Ah, claro, pero la delincuencia es noticia inmediata cuando detrás hay una ambición política que pretende una ruptura constitucional. Eso no es moco de pavo, amigos, ni tiene comparación posible con lo que digan o hagan los otros, envueltos en una normalidad incompatible con el periodismo. Estamos a lo que estamos, y ya sabemos que la libertad de información no puede pararse a pensar en daños colaterales. El foco está allí en estos momentos y, en fin, el reportero debe dar cuenta de ello. No se va a estropear la ocasión por evitar una propaganda de segunda mano o prestar un micrófono gratuito a los malhechores. Y mucho menos renunciar a la exaltación periodística para dar cobertura mayor, o siquiera igual, a quienes están del lado aburrido del Estado de derecho.
¿Qué tele puede aguantar diez minutos seguidos sacando a gente catalana no supremacista, que describa el ambiente asfixiante del nacionalismo y destaque la criminalidad esencial de su sola existencia?

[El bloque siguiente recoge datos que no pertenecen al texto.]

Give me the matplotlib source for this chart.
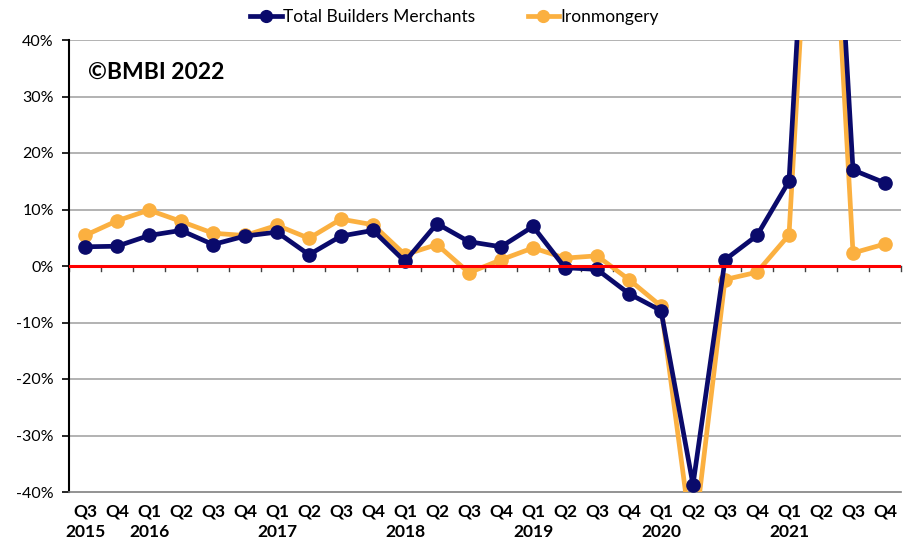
import matplotlib
matplotlib.use("Agg")
import matplotlib.pyplot as plt
from matplotlib.lines import Line2D

plt.rcParams['font.family'] = ['Lato', 'DejaVu Sans']

quarters = ["Q3", "Q4", "Q1", "Q2", "Q3", "Q4", "Q1", "Q2", "Q3", "Q4", "Q1", "Q2", "Q3",
            "Q4", "Q1", "Q2", "Q3", "Q4", "Q1", "Q2", "Q3", "Q4", "Q1", "Q2", "Q3", "Q4"]
years = ["2015", "", "2016", "", "", "", "2017", "", "", "", "2018", "", "",
         "", "2019", "", "", "", "2020", "", "", "", "2021", "", "", ""]
total_bm = [3.4, 3.5, 5.4, 6.3, 3.8, 5.3, 6.0, 2.0, 5.3, 6.3, 0.8, 7.5, 4.3,
            3.4, 7.0, -0.3, -0.6, -4.9, -7.9, -38.7, 1.1, 5.4, 15.0, 115.0, 17.0, 14.7]
ironmongery = [5.4, 8.0, 9.9, 7.9, 5.8, 5.4, 7.2, 4.9, 8.3, 7.3, 2.0, 3.8, -1.2,
               1.1, 3.2, 1.4, 1.8, -2.4, -7.1, -50.0, -2.4, -1.1, 5.5, 105.0, 2.3, 3.9]

navy = "#0a0a6b"
orange = "#fbb040"

fig = plt.figure(figsize=(9.06, 5.42), dpi=100)
ax = fig.add_axes([69/906, 50/542, 832/906, 452/542])

x = list(range(len(quarters)))
ax.plot(x, total_bm, color=navy, lw=3.4, marker='o', ms=9.5, zorder=4,
        label="Total Builders Merchants")
ax.plot(x, ironmongery, color=orange, lw=3.4, marker='o', ms=9.5, zorder=3,
        label="Ironmongery")
ax.axhline(0, color="#ff0000", lw=2.2, zorder=5)

ax.set_xlim(-0.5, len(quarters) - 0.5)
ax.set_ylim(-40, 40)
yt = list(range(-40, 41, 10))
ax.set_yticks(yt)
ax.set_yticklabels([f"{v}%" for v in yt], fontsize=11.5)
for v in yt:
    if v not in (0, -40):
        ax.axhline(v, color="#a6a6a6", lw=1.2, zorder=1)

ax.set_xticks(x)
ax.set_xticklabels([f"{q}\n{y}" if y else q for q, y in zip(quarters, years)],
                   fontsize=12.5, fontweight='bold', linespacing=1.35, va='top')
ax.tick_params(axis='x', length=0, pad=8)
ax.tick_params(axis='y', length=5, width=1.2, color="black", pad=6)

# small ticks at category boundaries on the zero line
for b in range(len(quarters) + 1):
    ax.plot([b - 0.5, b - 0.5], [0, -0.9], color="#404040", lw=1, zorder=2, clip_on=False)

for s in ["top", "right"]:
    ax.spines[s].set_visible(False)
ax.spines["left"].set_color("black")
ax.spines["left"].set_linewidth(1.5)
ax.spines["bottom"].set_color("#808080")
ax.spines["bottom"].set_linewidth(1.2)

ax.text(0.1, 34.2, "©BMBI 2022", fontsize=16.5, fontweight='bold', va='center', ha='left')

handles = [Line2D([], [], color=navy, lw=3.4, marker='o', ms=8.5),
           Line2D([], [], color=orange, lw=3.4, marker='o', ms=8.5)]
fig.legend(handles, ["Total Builders Merchants", "Ironmongery"], loc='center',
           bbox_to_anchor=(0.502, 0.968), ncol=2, frameon=False, fontsize=12.5,
           handlelength=1.8, handletextpad=0.1, columnspacing=3.0)

fig.savefig("out.png", dpi=100)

Quien más quien menos no podría evitar que la palabra facha se asomara a sus labios, con ese empaque y esa autoridad que siempre otorga pronunciar, cuando menos autorizado se está para ello, semejante salvoconducto moral.
Guardiola y Xavi, esos ejemplos de la vergüenza
Y luego están los famosos, las élites, que caen también del mismo lado. A un Xavi o a un Guardiola, de la cosa del fútbol, se les ha sacado hasta en el Promotor para oír su vergüenza, qué vergüenza, por una sentencia que encima ha tratado a los suyos como niños ilusionados y fantasiosos. Pero no se pone nunca de seguido, y con el mismo tiempo, la opinión autorizada de quien desmonte los argumentos chabacanos de ese par de chicos ricos y sentimentales, cuya opinión, más allá de un fuera de juego, no le importa nada a nadie.
Detrás de cada alusión a la barbarie xenófoba catalana debería aparecer una noticia, un testimonio de esa otra Cataluña abierta y civil, y más numerosa aún, que quiere vivir igual de bien que cuando a todos esos majaderos se les tenía sin más por lo que eran, y que hacía que cualquiera fuera allí y se sintiera en casa. A los medios se les confiere la alta atribución de la selección y la jerarquía informativa, pero deben hacerla con honestidad y, cuando toca, reconociendo que no vale lo mismo (no merece tanto espacio) el delincuente que el buen ciudadano. Y su labor ahora, como la de todos, es estar del lado de los buenos, si es que queda por ahí una mínima capacidad cognitiva para distinguirlos.